» **Prompt**:
Starting with the first line of the listing, quote each line exactly until and including the one with "plt.rcParams['font.family'] = ['Lato', 'DejaVu", leaving pictures out.

— begin Items —

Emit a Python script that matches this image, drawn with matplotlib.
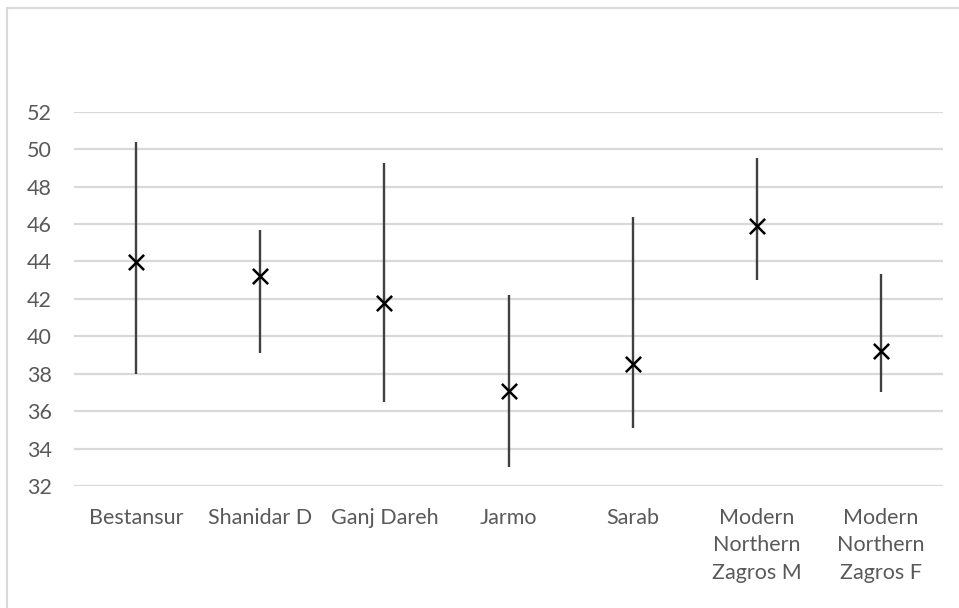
import matplotlib
matplotlib.use("Agg")
import matplotlib.pyplot as plt
from matplotlib.lines import Line2D
import numpy as np

plt.rcParams['font.family'] = ['Lato', 'DejaVu Sans']

# sites and the values
sites = ["Bestansur", "Shanidar D", "Ganj Dareh", "Jarmo", "Sarab",
         "Modern\nNorthern\nZagros M", "Modern\nNorthern\nZagros F"]
means = [43.95, 43.23, 41.76, 37.09, 38.5, 45.89, 39.23]
lows = [38.0, 39.1, 36.47, 33.0, 35.12, 43.02, 37.0]
highs = [50.4, 45.7, 49.26, 42.19, 46.39, 49.5, 43.33]
yticks = list(range(32, 53, 2))

GRID = "#d9d9d9"
TXT = "#595959"

fig = plt.figure(figsize=(9.59, 6.08), dpi=100)
ax = fig.add_axes([74/959, 1 - 486/608, (943-74)/959, (486-111.7)/608])

x = np.arange(len(sites))
ax.vlines(x, lows, highs, color="#404040", lw=1.7, zorder=3)
ax.scatter(x, means, marker="x", s=120, color="black", linewidths=1.8, zorder=4)

ax.set_xlim(-0.5, len(sites) - 0.5)
ax.set_ylim(32, 52)
ax.set_yticks(yticks)
ax.set_xticks(x)
ax.set_xticklabels(sites, linespacing=1.45)
ax.yaxis.grid(True, color=GRID, lw=1.6)
ax.set_axisbelow(True)
for s in ax.spines.values():
    s.set_visible(False)
ax.tick_params(axis="y", length=0, pad=16, labelsize=15.5, labelcolor=TXT)
ax.tick_params(axis="x", length=0, pad=16, labelsize=15.5, labelcolor=TXT)

# chart frame (only the top and left edges fall inside the picture)
fig.add_artist(Line2D([7/959, 7/959], [0, 1 - 8/608], transform=fig.transFigure, color=GRID, lw=1.5))
fig.add_artist(Line2D([7/959, 1], [1 - 8/608, 1 - 8/608], transform=fig.transFigure, color=GRID, lw=1.5))

fig.savefig("out.png", dpi=100)
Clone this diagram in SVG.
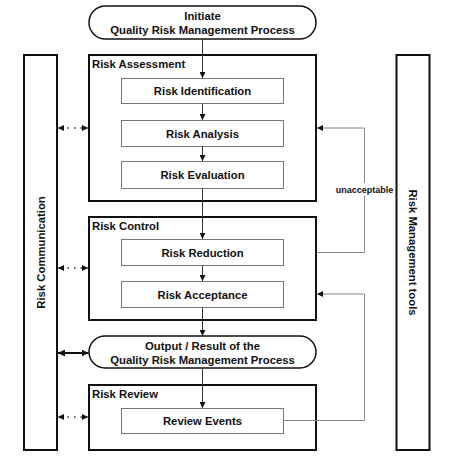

— end Items —

» **Exercise response**:
Emit a Python script that matches this image, drawn with matplotlib.
import matplotlib
matplotlib.use("Agg")
import matplotlib.pyplot as plt
from matplotlib.lines import Line2D
import numpy as np

plt.rcParams['font.family'] = ['Lato', 'DejaVu Sans']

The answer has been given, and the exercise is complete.